Edinburgh Fringe 2018
In an inviting cafe setting, The Welcome Revolution invites its audience in with a warm cup of tea to take part in this immersive solo piece. Through storytelling supported by audience interaction, “Lara” brings us along on a journey that starts with her grandfather and leads all the way to us, emphasizing a celebration of common humanity and the power of kindness.
The Welcome Revolution is a surprisingly powerful piece that unexpectedly sneaks up on the viewer. There is no traditional start or finish of the show, nor is there a clear distinction between performance/performer and audience, due to the casual nature of the setting and the way it is presented. Entering the space, the audience wanders about, finding a comfortable seat, and is warmly offered a choice of tea to enjoy during the show from a smiling young woman. At first, you may think this a volunteer from Zoo Venues, but then she comes to the front of the room and begins the show. This fluid way of moving through the space and interacting with the audience persists throughout the show, making it feel a little bit more like a gathering in which everyone is involved rather than a traditional performance. This may come as a surprise to those not expecting it, but is executed with such warmth and ease that it is not in the least jarring or unpleasant.

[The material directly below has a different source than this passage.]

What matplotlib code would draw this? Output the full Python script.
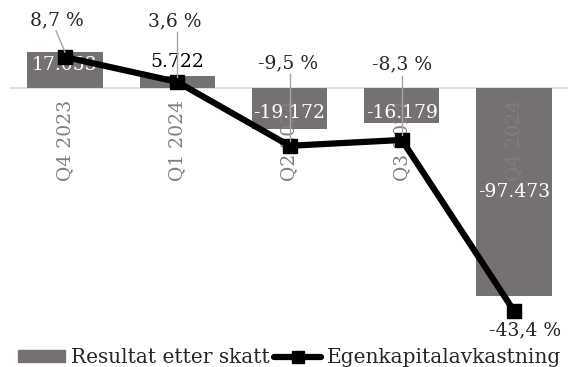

The show consists mainly of “Lara,” the young woman who served tea, explaining how she came to run her own cafe, picking up the mantle of ownership from her departed grandfather. From him, she learned the power of community and saw how important having a communal space for all different walks of life is, but as she seeks to recreate this harmonious reality, she is faced with the harsh divisions summoned by modern day attitudes and politics. To bring her story to life, Lara is constantly putting the audience into the action, pulling up people to dance, asking them to read her grandfather’s words “in your best Edinburgh accent,” foisting an untuned ukulele upon whomever might be able to play a chord or two, and handing out various props throughout. Projections of quotes are shown as she or audience members are asked to read, which helps us all to follow along, as are occasional bits of photo evidence from her story, lending a deeper sense of authenticity. (It was authentic, in fact, that I was shocked to find the actress playing Lara is in fact not named Lara at all… it felt deeply real and autobiographical, but this does not take away from the quality of the show.) By the end of the show, everyone has taken part in some way, and everyone is literally dancing together, smiling.
The most effective part of the show is how simply Lara presents her story. She is offering a counterpoint to xenophobia without raising her voice, without condemning people as racist or wrong. She does so with kindness, by suggesting instead of reacting in fear, we welcome in those in need. (Hence the name of the play.) To get her point across, she shares real stories of different people who she got to know by hosting “tea parties” and trying to get to hear their stories. Some of these quotes are utterly heartbreaking– one, in particular, about a girl who, upon seeing the famous news image of the dead Syrian refugee child on the Turkish beach, said she “wanted to be a mermaid so she could save the children”– but Lara does not milk the pathos or attempt to get a rise out of us, she simply reads the quote calmly, which somehow makes it all the more affecting. She ends the show in a joyful moment of dance, handing out “instructions” for how each of us can start our own welcome revolutions, and the simple actions we can take to change the world for the better (i.e. “Smile, volunteer, vote, be kind.”)
The show isn’t complicated, it’s not some visionary work of theatricality, but its power lies within its simplicity. Change really does happen in small steps, at a local level, and if this one tiny piece of theatre could make a room of exhausted Fringers get up and dance, well, it really does give you hope for the future.